DATASET EXCERPT ::
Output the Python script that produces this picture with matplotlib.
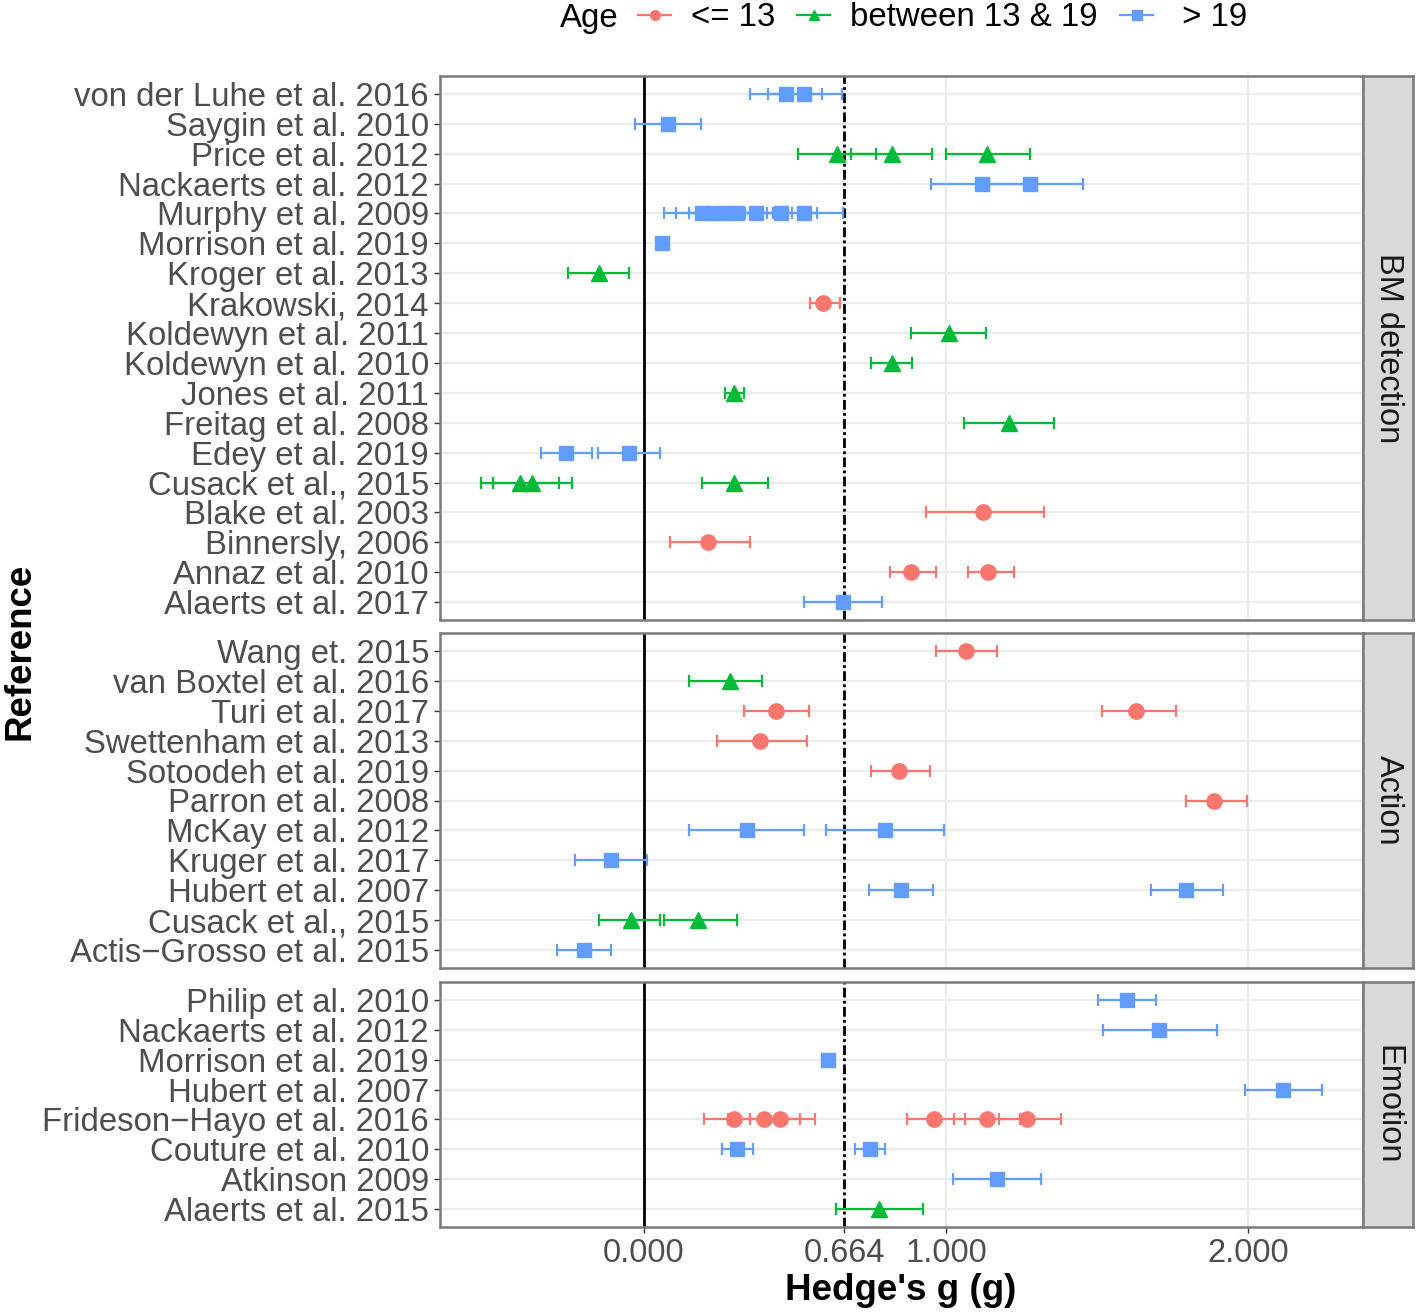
import numpy as np
import matplotlib
matplotlib.use("Agg")
import matplotlib.pyplot as plt
from matplotlib.lines import Line2D

plt.rcParams['font.family'] = ['Liberation Sans', 'DejaVu Sans']

# ---- data -------------------------------------------------------------
age_labels = ["<= 13", "between 13 & 19", " > 19"]
age_colors = ["#F8766D", "#00BA38", "#619CFF"]
age_markers = ["o", "^", "s"]
age_msize = [11, 12, 10]

x_breaks = [0.0, 0.664, 1.0, 2.0]
x_break_labels = ["0.000", "0.664", "1.000", "2.000"]

# BM detection
bm_rows = ["von der Luhe et al. 2016", "Saygin et al. 2010", "Price et al. 2012",
           "Nackaerts et al. 2012", "Murphy et al. 2009", "Morrison et al. 2019",
           "Kroger et al. 2013", "Krakowski, 2014", "Koldewyn et al. 2011",
           "Koldewyn et al. 2010", "Jones et al. 2011", "Freitag et al. 2008",
           "Edey et al. 2019", "Cusack et al., 2015", "Blake et al. 2003",
           "Binnersly, 2006", "Annaz et al. 2010", "Alaerts et al. 2017"]
bm_ref = [0, 0, 1, 2, 2, 2, 3, 3, 4, 4, 4, 4, 4, 4, 4, 5, 6, 7, 8, 9, 10, 11,
          12, 12, 13, 13, 13, 14, 15, 16, 16, 17]
bm_g = [0.470, 0.531, 0.081, 0.638, 0.820, 1.137, 1.118, 1.279,
        0.191, 0.230, 0.268, 0.307, 0.371, 0.454, 0.530, 0.061,
        -0.149, 0.592, 1.010, 0.820, 0.297, 1.209, -0.259, -0.050,
        -0.411, -0.369, 0.297, 1.124, 0.211, 0.883, 1.140, 0.660]
bm_lo = [0.351, 0.412, -0.028, 0.509, 0.685, 1.000, 0.950, 1.110,
         0.066, 0.108, 0.150, 0.187, 0.250, 0.336, 0.408, 0.050,
         -0.251, 0.550, 0.884, 0.752, 0.270, 1.061, -0.341, -0.152,
         -0.538, -0.499, 0.191, 0.933, 0.088, 0.815, 1.072, 0.531]
bm_hi = [0.590, 0.655, 0.189, 0.768, 0.954, 1.279, 1.286, 1.453,
         0.316, 0.352, 0.386, 0.427, 0.492, 0.572, 0.658, 0.072,
         -0.049, 0.649, 1.134, 0.889, 0.331, 1.359, -0.173, 0.055,
         -0.280, -0.238, 0.412, 1.325, 0.353, 0.966, 1.225, 0.790]
bm_age = [2, 2, 2, 1, 1, 1, 2, 2, 2, 2, 2, 2, 2, 2, 2, 2,
          1, 0, 1, 1, 1, 1, 2, 2, 1, 1, 1, 0, 0, 0, 0, 2]

# Action
act_rows = ["Wang et. 2015", "van Boxtel et al. 2016", "Turi et al. 2017",
            "Swettenham et al. 2013", "Sotoodeh et al. 2019", "Parron et al. 2008",
            "McKay et al. 2012", "Kruger et al. 2017", "Hubert et al. 2007",
            "Cusack et al., 2015", "Actis\u2212Grosso et al. 2015"]
act_ref = [0, 1, 2, 2, 3, 4, 5, 6, 6, 7, 8, 8, 9, 9, 10]
act_g = [1.065, 0.284, 0.436, 1.628, 0.384, 0.846, 1.888, 0.340, 0.800,
         -0.109, 0.850, 1.796, -0.041, 0.180, -0.199]
act_lo = [0.968, 0.150, 0.332, 1.518, 0.241, 0.751, 1.796, 0.150, 0.603,
          -0.228, 0.745, 1.678, -0.148, 0.066, -0.287]
act_hi = [1.169, 0.390, 0.547, 1.761, 0.539, 0.948, 1.997, 0.531, 0.995,
          0.011, 0.956, 1.918, 0.053, 0.310, -0.110]
act_age = [0, 1, 0, 0, 0, 0, 0, 2, 2, 2, 2, 2, 1, 1, 2]

# Emotion
emo_rows = ["Philip et al. 2010", "Nackaerts et al. 2012", "Morrison et al. 2019",
            "Hubert et al. 2007", "Frideson\u2212Hayo et al. 2016", "Couture et al. 2010",
            "Atkinson 2009", "Alaerts et al. 2015"]
emo_ref = [0, 1, 2, 3, 4, 4, 4, 4, 4, 4, 5, 5, 6, 7]
emo_g = [1.599, 1.707, 0.608, 2.116, 0.299, 0.397, 0.450, 0.960, 1.136, 1.268,
         0.310, 0.750, 1.169, 0.779]
emo_lo = [1.503, 1.521, 0.595, 1.989, 0.199, 0.280, 0.353, 0.871, 1.028, 1.177,
          0.259, 0.699, 1.024, 0.636]
emo_hi = [1.696, 1.897, 0.621, 2.245, 0.400, 0.517, 0.568, 1.063, 1.245, 1.382,
          0.362, 0.800, 1.315, 0.923]
emo_age = [2, 2, 2, 2, 0, 0, 0, 0, 0, 0, 2, 2, 2, 1]

# ---- figure -----------------------------------------------------------
W, H = 1418, 1314
fig = plt.figure(figsize=(W / 100, H / 100), dpi=100)


def box(x0, y0, x1, y1):
    # pixel box, y measured from top
    return [x0 / W, 1 - y1 / H, (x1 - x0) / W, (y1 - y0) / H]


panels = [
    ("BM detection", bm_rows, bm_ref, bm_g, bm_lo, bm_hi, bm_age, 76, 620),
    ("Action", act_rows, act_ref, act_g, act_lo, act_hi, act_age, 633, 968),
    ("Emotion", emo_rows, emo_ref, emo_g, emo_lo, emo_hi, emo_age, 982, 1227),
]

border = "#7a7a7a"
for k, (name, rows, ref, g, lo, hi, age, top, bot) in enumerate(panels):
    ax = fig.add_axes(box(440, top, 1363, bot))
    n = len(rows)
    ax.set_xlim(-0.675, 2.381)
    ax.set_ylim(n - 1 + 0.6, -0.6)
    ax.set_yticks(range(n))
    ax.set_yticklabels(rows, fontsize=23.7, color="#4D4D4D")
    ax.set_xticks(x_breaks)
    ax.set_axisbelow(True)
    ax.grid(True, color="#EBEBEB", lw=1.6)
    ax.tick_params(axis="y", length=4, width=1, color="#333333", pad=4)
    if k == len(panels) - 1:
        ax.set_xticklabels(x_break_labels, fontsize=23.5, color="#4D4D4D")
        ax.tick_params(axis="x", length=4, width=1, color="#333333", pad=4)
    else:
        ax.tick_params(axis="x", length=0, labelbottom=False)
    for s in ax.spines.values():
        s.set_color(border)
        s.set_linewidth(1.8)

    ax.axvline(0, color="black", lw=2, zorder=1.5)
    ax.axvline(0.664, color="black", lw=2, ls=(0, (3.5, 1.2, 1, 1.2)), zorder=1.5)

    g = np.array(g); lo = np.array(lo); hi = np.array(hi)
    ref = np.array(ref); age = np.array(age)
    for a in range(3):
        m = age == a
        if not m.any():
            continue
        ax.errorbar(g[m], ref[m], xerr=[g[m] - lo[m], hi[m] - g[m]], fmt="none",
                    ecolor=age_colors[a], elinewidth=1.6, capsize=4, capthick=1.6,
                    zorder=3)
    for a in range(3):
        m = age == a
        if not m.any():
            continue
        ax.plot(g[m], ref[m], ls="none", marker=age_markers[a], ms=age_msize[a],
                color=age_colors[a], mec=age_colors[a], zorder=4)

    sx = fig.add_axes(box(1363, top, 1413, bot))
    sx.set_facecolor("#D9D9D9")
    sx.set_xticks([]); sx.set_yticks([])
    for s in sx.spines.values():
        s.set_color(border)
        s.set_linewidth(1.8)
    sx.text(0.5, 0.5, name, rotation=-90, ha="center", va="center",
            fontsize=23.5, color="#1A1A1A", transform=sx.transAxes)

# axis titles
fig.text(901 / W, 1 - 1290 / H, "Hedge's g (g)", fontsize=26.5, weight="bold",
         ha="center", va="center")
fig.text(20 / W, 1 - 651 / H, "Reference", fontsize=26.5, weight="bold",
         rotation=90, ha="center", va="center")

# legend
fig.text(560 / W, 1 - 18 / H, "Age", fontsize=23.8, ha="left", va="center")
handles = [Line2D([], [], color=age_colors[a], lw=1.6, marker=age_markers[a],
                  ms=7) for a in range(3)]
fig.legend(handles, age_labels, loc="center left",
           bbox_to_anchor=(638 / W, 1 - 18 / H), ncol=3, frameon=False,
           fontsize=23.8, handlelength=1.0, handletextpad=0.6, columnspacing=0.67,
           borderpad=0, borderaxespad=0)

fig.savefig("out.png", dpi=100)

TASK TO CARRY OUT ::
Return only the lines from the start of the data through the line that contains "age_msize = [11, 12, 10]", please, copying them exactly and omitting all pictures.

RESULT FOR THIS TASK ::
Output the Python script that produces this picture with matplotlib.
import numpy as np
import matplotlib
matplotlib.use("Agg")
import matplotlib.pyplot as plt
from matplotlib.lines import Line2D

plt.rcParams['font.family'] = ['Liberation Sans', 'DejaVu Sans']

# ---- data -------------------------------------------------------------
age_labels = ["<= 13", "between 13 & 19", " > 19"]
age_colors = ["#F8766D", "#00BA38", "#619CFF"]
age_markers = ["o", "^", "s"]
age_msize = [11, 12, 10]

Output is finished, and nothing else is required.